EA Lames is no longer supporting C&C: RA2, hence the no update. The only thing about YR is that is not stable with Windows XP. Normal means of installing it doesn't work as it should. I'm guessing that some of your files are not in compatibility mode (I'm assuming thats how you had it.)


----------



## sea10 (Mar 8, 2005)

hi thanks for replying,
i am a complete novice here could you explain how i put it into compatilbility mode please.
many thanks once again

regards
sea10


----------



## Couriant (Mar 26, 2002)

Right click on GAMEMD.EXE in the YR folder. Click Properties. Click Compatibility Tab.

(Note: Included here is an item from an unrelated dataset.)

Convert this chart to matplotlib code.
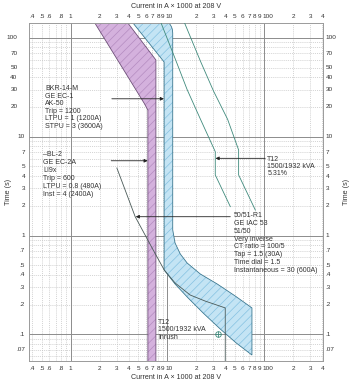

Click the box for Run program under ... and choose Windows 98 / Me or Windows 2000

The only thing is that you need to do most of the other files too.


----------



## courtlandhui (Oct 16, 2004)

try www.westwood.com, they have support, ea games is only for Generals


----------



## sea10 (Mar 8, 2005)

Hi,
have been to westwood and looked for the technical support but couldn't find anything there, its so annoying when you get into a game then part way through it comes up with yuri has encountered an internal error please go to westwood.com. I also have a laptop which has played yuri with no problems at all. Will also try what tidus4yuna has said and see what happens hopefully that might help. Any other advice gratefully recieved for a novice lol

regards
sea10


----------



## Couriant (Mar 26, 2002)

Westwoods support is linked to EA's tech site. EA bought Westwood


----------



## courtlandhui (Oct 16, 2004)

woops then...
the site isn't really working...
and generals is like the last line of C and C...
NOOO!!!!
Well go to eagames, then just chat with their tech guys.


----------